Tuesday, October 24, 2006

Learning from Candide



Mimi stings me where I need to be stung, r@d@r thanks me when I need a bit of thanks. So I'll shove this one out of the nest and get back to more useful considerations. Someone wrote me to ask if the "torture bill" had broken me. No, it wasn't that; or not that alone. It was everything and nothing; it was left blogistan and preaching last Sunday. It was simply reality, and my response to it. So, continuing (and completing) the sad spectacle of commenting on my own comments (or just expanding my point), consider the Gulf Coast and New Orleans.

What happened to it?

The electorate is supposedly voting on Iraq. Or they are voting for accountability, which leads back to Iraq. But what about New Orleans? What about the Gulf Coast? Who speaks for them? If I want to register my concern for the cities, for the towns, for the people, the displaced, the homeless, the poor, the newly-impoverished, for whom do I vote?

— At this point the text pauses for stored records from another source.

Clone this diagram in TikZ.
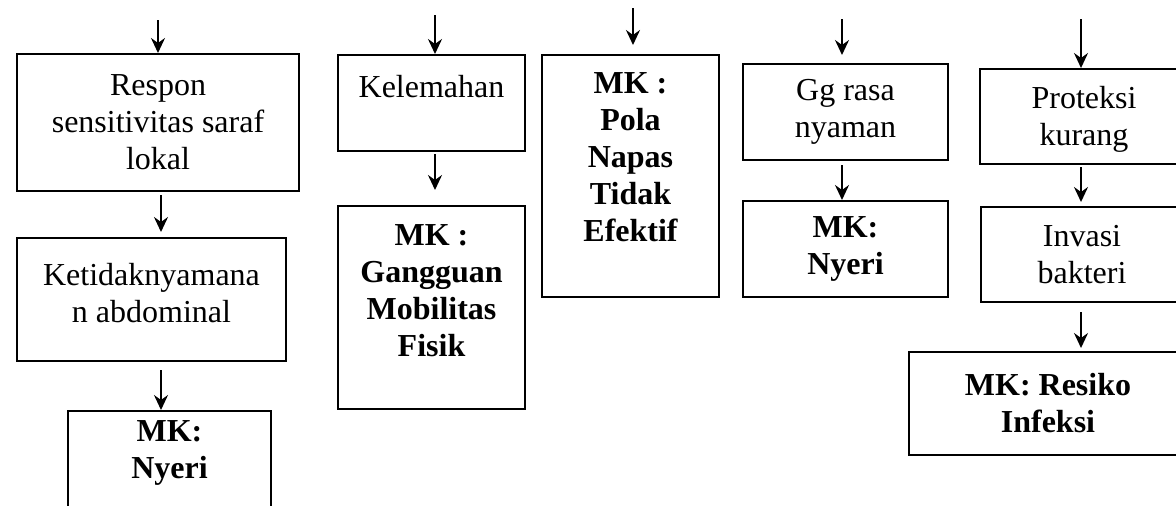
\documentclass[tikz,border=0pt]{standalone}
\usepackage{fontspec}
\setmainfont{Liberation Serif}
\usetikzlibrary{arrows.meta}
\tikzset{
  kotak/.style={draw,line width=1pt,align=center,inner sep=2pt,anchor=north west,
    font=\fontsize{16}{18.5}\selectfont},
  mk/.style={kotak,font=\fontsize{16}{18.5}\selectfont\bfseries},
  panah/.style={line width=1pt,-{Stealth[length=7.5pt,width=7pt,inset=2.5pt]}}
}
\begin{document}
\begin{tikzpicture}[x=0.5pt,y=-0.5pt]
	\clip (0,0) rectangle (1176,505);
	% kolom 1
	\node[kotak,minimum width=141pt,minimum height=68.5pt] (resp) at (16,53) {Respon\\sensitivitas saraf\\lokal};
	\node[kotak,minimum width=134.5pt,minimum height=61.5pt,text depth=7pt] (ketid) at (16,237) {Ketidaknyamana\\n abdominal};
	\node[mk,minimum width=101.5pt,minimum height=65pt,text depth=26pt] (nyeri1) at (67,410) {MK:\\Nyeri};
	% kolom 2
	\node[kotak,minimum width=93.5pt,minimum height=48pt,text depth=17pt] (lemah) at (337,54) {Kelemahan};
	\node[mk,minimum width=93.5pt,minimum height=101.5pt,text depth=17pt] (gangg) at (337,205) {MK :\\Gangguan\\Mobilitas\\Fisik};
	% kolom 3
	\node[mk,minimum width=88.5pt,minimum height=121pt,text depth=19pt] (pola) at (541,54) {MK :\\Pola\\Napas\\Tidak\\Efektif};
	% kolom 4
	\node[kotak,minimum width=102.5pt,minimum height=48pt] (ggrasa) at (742,63) {Gg rasa\\nyaman};
	\node[mk,minimum width=102.5pt,minimum height=48pt] (nyeri2) at (742,200) {MK:\\Nyeri};
	% kolom 5
	\node[kotak,minimum width=104pt,minimum height=47.5pt,text depth=1pt] (prot) at (979,68) {Proteksi\\kurang};
	\node[kotak,minimum width=101pt,minimum height=47.5pt] (invasi) at (980,206) {Invasi\\bakteri};
	\node[mk,minimum width=139pt,minimum height=51.5pt] (resiko) at (908,351) {MK: Resiko\\Infeksi};

	% panah masuk dari atas
	\coordinate (in1) at (158,20);
	\coordinate (in2) at (435,15);
	\coordinate (in3) at (633,8);
	\coordinate (in4) at (842,19);
	\coordinate (in5) at (1081,19);
	\draw[panah] (in1) -- (in1 |- resp.north);
	\draw[panah] (in2) -- (in2 |- lemah.north);
	\draw[panah,shorten >=4.5pt] (in3) -- (in3 |- pola.north);
	\draw[panah,shorten >=4pt] (in4) -- (in4 |- ggrasa.north);
	\draw[panah] (in5) -- (in5 |- prot.north);

	% panah antar kotak
	\draw[panah,shorten <=1.5pt,shorten >=2.5pt] ([xshift=1.5pt]resp.south) -- ([xshift=1.5pt]resp.south |- ketid.north);
	\draw[panah,shorten <=4pt] ([xshift=4.75pt]ketid.south) -- ([xshift=4.75pt]ketid.south |- nyeri1.north);
	\draw[panah,shorten <=1pt,shorten >=7.5pt] (in2 |- lemah.south) -- (in2 |- gangg.north);
	\draw[panah,shorten <=2pt] (in4 |- ggrasa.south) -- (in4 |- nyeri2.north);
	\draw[panah,shorten <=1pt,shorten >=2pt] (in5 |- prot.south) -- (in5 |- invasi.north);
	\draw[panah,shorten <=4.5pt,shorten >=1.5pt] (in5 |- invasi.south) -- (in5 |- resiko.north);
\end{tikzpicture}
\end{document}
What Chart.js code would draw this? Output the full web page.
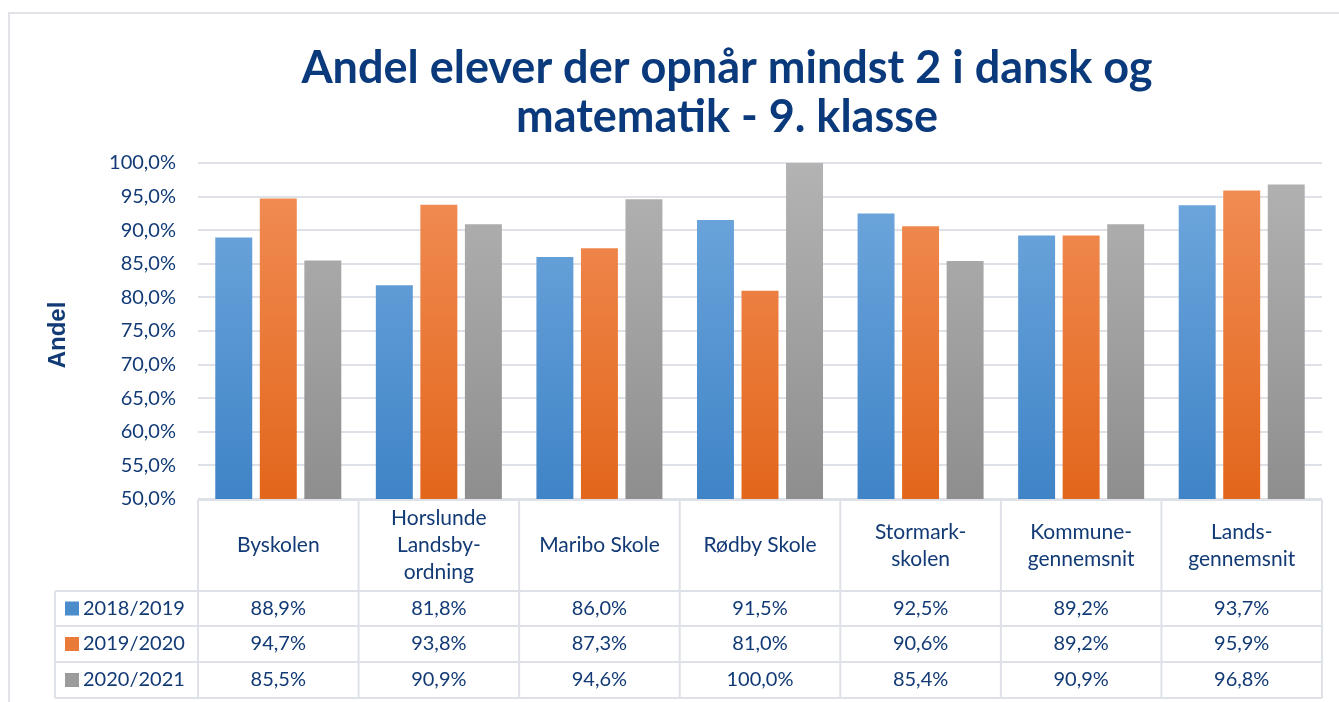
<!DOCTYPE html>
<html>
<head>
<meta charset="utf-8">
<script src="https://cdn.jsdelivr.net/npm/chart.js@4/dist/chart.umd.min.js"></script>
<style>
  html, body { margin: 0; padding: 0; background: #fff; }
  #wrap { width: 1339px; height: 702px; }
</style>
</head>
<body>
<div id="wrap"><canvas id="grafik" width="1339" height="702"></canvas></div>
<script>
// skoler / kategorier (linjer som i tabellens hoved)
const kategorier = [
  ["Byskolen"],
  ["Horslunde", "Landsby-", "ordning"],
  ["Maribo Skole"],
  ["Rødby Skole"],
  ["Stormark-", "skolen"],
  ["Kommune-", "gennemsnit"],
  ["Lands-", "gennemsnit"]
];

const aar = ["2018/2019", "2019/2020", "2020/2021"];

const v2018 = [88.9, 81.8, 86.0, 91.5, 92.5, 89.2, 93.7];
const v2019 = [94.7, 93.8, 87.3, 81.0, 90.6, 89.2, 95.9];
const v2020 = [85.5, 90.9, 94.6, 100.0, 85.4, 90.9, 96.8];

const titel = ["Andel elever der opnår mindst 2 i dansk og", "matematik - 9. klasse"];

const FONT = "Lato, 'Open Sans', sans-serif";
const NAVY = "#123a75";
const LINJE = "#dfe1e8";

// farver: top, bund, legende
const farver = [
  ["#72a9de", "#3f84c7", "#4a8ccc"],
  ["#f28f58", "#e2661b", "#ea7a3a"],
  ["#b3b3b3", "#8e8e8e", "#9c9c9c"]
];

function pct(v) {
  return v.toFixed(1).replace(".", ",") + "%";
}

function gradient(ctx, i) {
  const chart = ctx.chart;
  const area = chart.chartArea;
  if (!area) return farver[i][2];
  const g = chart.ctx.createLinearGradient(0, area.top, 0, area.bottom);
  g.addColorStop(0, farver[i][0]);
  g.addColorStop(1, farver[i][1]);
  return g;
}

const tabelPlugin = {
  id: "tabel",
  beforeDraw(chart) {
    const c = chart.ctx;
    c.save();
    c.strokeStyle = "#e1e3e9";
    c.lineWidth = 2;
    c.strokeRect(9, 13, 1340, 700);
    c.restore();
  },
  afterDraw(chart) {
    const c = chart.ctx;
    const area = chart.chartArea;
    const x = chart.scales.x;
    const n = kategorier.length;
    const bredde = (area.right - area.left) / n;
    const top = area.bottom + 1;
    const hoved = 591;
    const raekker = [591, 626, 662, 698];
    const venstre = 55;

    c.save();
    c.strokeStyle = LINJE;
    c.lineWidth = 2;

    c.beginPath();
    c.moveTo(area.left, top);
    c.lineTo(area.right, top);
    for (let i = 0; i <= n; i++) {
      const px = area.left + i * bredde;
      c.moveTo(px, top);
      c.lineTo(px, raekker[3]);
    }
    raekker.forEach((y) => {
      c.moveTo(venstre, y);
      c.lineTo(area.right, y);
    });
    c.moveTo(venstre, raekker[0]);
    c.lineTo(venstre, raekker[3]);
    c.stroke();

    // titel
    c.fillStyle = "#0a3a7c";
    c.font = "bold 45px " + FONT;
    c.textAlign = "center";
    c.textBaseline = "middle";
    c.fillText(titel[0], 727, 68);
    c.fillText(titel[1], 727, 117);

    // y-akse titel
    c.save();
    c.translate(58, 335);
    c.rotate(-Math.PI / 2);
    c.font = "bold 24px 'Liberation Sans', Arial, sans-serif";
    c.fillStyle = NAVY;
    c.fillText("Andel", 0, 0);
    c.restore();

    // kategori-tekster
    c.fillStyle = NAVY;
    c.font = "21px " + FONT;
    const midt = (top + hoved) / 2;
    kategorier.forEach((linjer, i) => {
      const cx = x.getPixelForTick(i);
      const lh = 27;
      const start = midt - ((linjer.length - 1) * lh) / 2;
      linjer.forEach((t, j) => c.fillText(t, cx, start + j * lh));
    });

    // værdier
    c.font = "20px " + FONT;
    const serier = [v2018, v2019, v2020];
    serier.forEach((vals, r) => {
      const cy = (raekker[r] + raekker[r + 1]) / 2;
      vals.forEach((v, i) => {
        c.textAlign = "center";
        c.fillStyle = NAVY;
        c.fillText(pct(v), x.getPixelForTick(i), cy);
      });
      c.fillStyle = farver[r][2];
      c.fillRect(65, cy - 7, 14, 14);
      c.fillStyle = NAVY;
      c.textAlign = "left";
      c.fillText(aar[r], 83, cy);
    });
    c.restore();
  }
};

new Chart(document.getElementById("grafik"), {
  type: "bar",
  data: {
    labels: kategorier,
    datasets: [
      { label: aar[0], data: v2018, backgroundColor: (ctx) => gradient(ctx, 0) },
      { label: aar[1], data: v2019, backgroundColor: (ctx) => gradient(ctx, 1) },
      { label: aar[2], data: v2020, backgroundColor: (ctx) => gradient(ctx, 2) }
    ]
  },
  options: {
    responsive: false,
    animation: false,
    layout: {
      padding: { left: 40, top: 163, right: 17, bottom: 203 }
    },
    datasets: {
      bar: { categoryPercentage: 0.832, barPercentage: 0.83 }
    },
    plugins: {
      legend: { display: false },
      title: { display: false },
      tooltip: { enabled: false }
    },
    scales: {
      x: {
        display: false
      },
      y: {
        min: 50,
        max: 100,
        ticks: {
          stepSize: 5,
          padding: 22,
          color: NAVY,
          font: { family: FONT, size: 20 },
          callback: (v) => pct(v)
        },
        grid: { color: LINJE, lineWidth: 2, drawTicks: false },
        border: { display: false },
        afterFit(scale) {
          scale.width = 158;
        }
      }
    }
  },
  plugins: [tabelPlugin]
});
</script>
</body>
</html>
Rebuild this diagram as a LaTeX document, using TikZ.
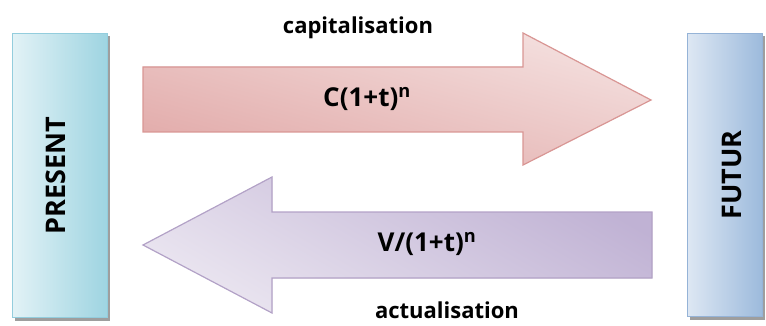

It was power that put them in those places of vulnerabilty, power that made them still more vulnerable. The power of oil and gas corporations, eating away the wet lands of Louisiana. The power of commerce, forcing the marginalized onto the Gulf shores and exposing them to the vagaries of nature. Power that now ignores their plight and wishes them well and hopes they can recover, but basically has no interest in whether they do or not because, after all, it doesn't serve the interests of power to see that they do. It was power that forced poor blacks to stay in the Ninth Ward and to stay behind in the flooding and to sit waiting for days on their rooftops, or surrounded by high water, or helpless in the Super Dome. It was power that ignored them, until finally power was forced to respond. And it is the irony that those who wielded the power are now paying the price for their malfeasance and misfeasance and just plain incompetence. But power is not restoring New Orleans and the Gulf Coast. People are doing that, despite the indifference of power.

For whom do I vote, then? Who speaks for the powerless of New Orleans, of the coast of Louisiana and Mississippi? Who speaks for justice for the loss of an entire American city? Isn't this what we are supposed to fear, that terrorists will get a bomb into this country capable of destroying an entire city, of rendering it virtually uninhabitable? One of the greatest cities on earth was destroyed, rendered almost unlivable, and what is our system of political power doing about it? Which seems to be greater for us? The abstraction of fear, or the reality of New Orleans?

I'm tired of dealing with abstractions. I cannot decide who wins the Senate race in Connecticut. I don't even have a vote in the matter. I cannot decide who controls the Congress. I'm no longer convinced it will make any difference. I will vote for the Democrats because I despise what the GOP has become. I agree with Bill Curry, this is definitely the time to vote the party, not the candidate. But I also agree with Wendell Berry: I must think locally, and more importantly, act locally.

All my grand sweeping theoretical pronouncements about how things ought to be in matters far beyond my control are just wind, just legend and song, and of no matter whatsoever. I am tired of straining at gnats and swallowing camels. New Orleans and the Gulf Coast shame us all, and none of us are even looking anymore (well, almost none of us). It is time I did what I could where I can, because that is all I can do. I can't do any more.

Mimi, I'm ready for that support group now.